Крышка рояля снова хлопает. Кузмин встает, оправляет жилет и фалды визитки, протирает шелковым платком запотевшие стекла пенсне.
– Больше не буду! Не буду! У меня зубы разболелись. Не просите, – капризно и нетерпеливо заявляет он. – Дайте мне чаю! Горячего чаю!
Кузмин в моем присутствии почти никогда не говорил серьезно. Он был очень болтлив, но не выносил ученых разговоров, как он их называл.
– Нет уж, Коленька, избавь меня, – прерывает он Гумилева. – Дай мне уйти, тогда и выкладывай свою ученость на здоровье. А сейчас лучше ответь, правда ли, как я слышал, Анна Андреевна хочет развестись с Шилейко? Тебе, как ее бывшему мужу, наверно, известно. Правда разводится?
Лицо Гумилева становится строгим.
– Если бы я даже что-нибудь и знал, Мишенька, я бы не счел себя вправе ответить на такой вопрос, – холодно отчеканивает он.
Кузмин всплескивает руками:
– И откуда ты такой респектабельно-деревянный? Даже жалко тебя, прости господи, Коленька. Пойдемте, Юрочка. Пойдемте, Олечка. От него ничего интересного не узнаешь. Только время зря тратишь…
Все же мне довелось однажды увидеть и услышать совсем другого Кузмина.
Было это после гибели Гумилева. Когда я уже стала женой Георгия Иванова. Зимой 1922 года. Моей последней «петербургской зимой».
Мы возвращаемся с Васильевского острова от Анны Радловой. Анна Радлова славится своей несколько тяжеловатой, но бесспорной красотой, своим мужем Сергеем Радловым, передовым режиссером, и особенно двумя строчками своих стихов:
Нет губ, чтоб с тобой целоваться,
Нет рук, чтоб с тобой обниматься…
Своей красотой, впрочем, она не гордится.
– Гордиться мне нечем, – объясняет она, опуская глаза, – ведь красота от Бога.
Кузмин в наилучших отношениях с Анной Радловой, покровительствует ей литературно и проводит у нее уютные вечера за чаем с булочками.
Мне не очень хотелось идти к ней сегодня. Но Олечка Арбенина, с которой я дружу еще с ее гумилевской, до юркуно-кузминской эпохи, уговорила меня.

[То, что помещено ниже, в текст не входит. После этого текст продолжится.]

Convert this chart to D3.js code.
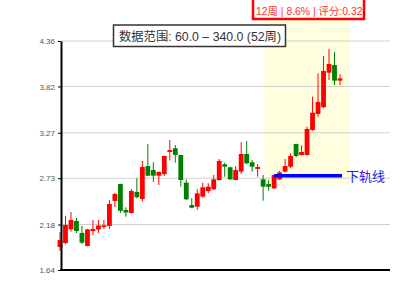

– Не пожалеете, – предсказала она мне.
И вот мы возвращаемся по сонным, снежно пушистым линиям Васильевского острова, голубоватым от луны. Впереди Олечка и Юркун. Сзади Кузмин и мы с Георгием Ивановым. Я стараюсь умерить шаг, идти в ногу с Кузминым. Он после приятно проведенного вечера настроен лирически.